The deadline to plant trees is the end of next year.

While the license suspension prevents logging, outstanding debts to the province and silviculture requirements must still be met. Logs in the mill yard at Cooper Creek can be sold and used to pay off debts to the province.

However, in an interview this week Watson said she is dismayed the province can’t legally require debts be paid to contractors, who are left to place liens on the company’s assets or go to small claims court.

“Knowing all the assets go to clear debts with the Crown is contentious, since many contractors and local people are out of money and out of a job,” she said. “The Crown gets it first and it goes into general revenue. None of that will come back to the community.”

The Meadow Creek license would normally allow a harvest of 96,000 cubic meters per year, or 480,000 cubic meters over five years.
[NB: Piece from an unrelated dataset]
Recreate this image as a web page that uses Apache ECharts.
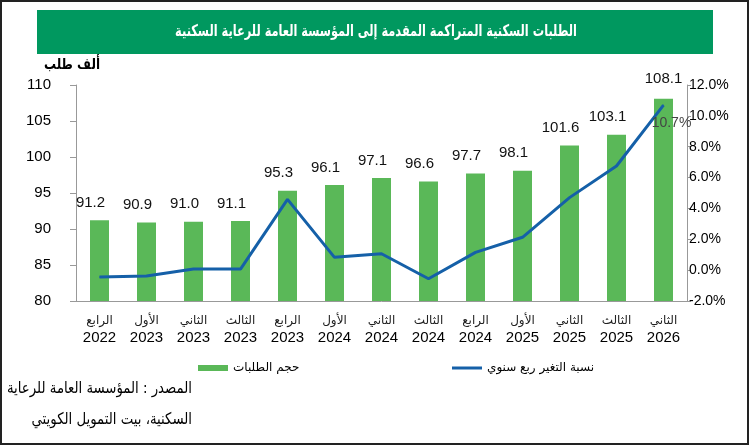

However, the majority has not been logged, resulting in an undercut that the government could potentially transfer to other companies.

Some have already inquired, Watson said, but she’s asking MLA Michelle Mungall to lobby the province not to approve any transfers to companies outside the area, as it might jeopardize the chances of restarting a sawmill in the Lardeau Valley.

The former Meadow Creek Cedar mill at Cooper Creek burned last November, throwing 18 people out of work. Since then, Watson said many people and businesses have donated money, gas, and food. An account at Kootenay Savings in Kaslo has raised several thousand dollars, which is being distributed in $100 vouchers.

Watson said the license isn’t legally tied to the mill, so it could be sold and the mill not rebuilt. “The mill’s future viability is closely tied to timber within the license area,” she said. “Local control is likely necessary to ensure the mill re-opens.”

If another licensee buys the quota, she worries the wood would go to other mills, leaving no reason for one in the Lardeau Valley, “no ability to reinvigorate it and have employment again, and not much economic return.”

Watson also said the license’s sale to San Group has fallen through and that owner Dale Kooner has hired an asset manager to help bring the company back into good standing. “The assumption is that the business, both mill and license, will be for sale,” she said.

However, San Group could not confirm any of those statements this week.

Watson said Wiggill was “very forthcoming and willing to work with the region. He wants to see a change there. He did everything he could and is working to the best of his ability within constraints of the legislation.”

However, Watson said that legislation “lacks teeth” from community and environmental perspectives and gives tenure holders too much room to commit infractions before being held accountable.

“We’ve seen Meadow Creek Cedar devastate the community and surrounding land. Yet they get to go through another process of trying to make amends.”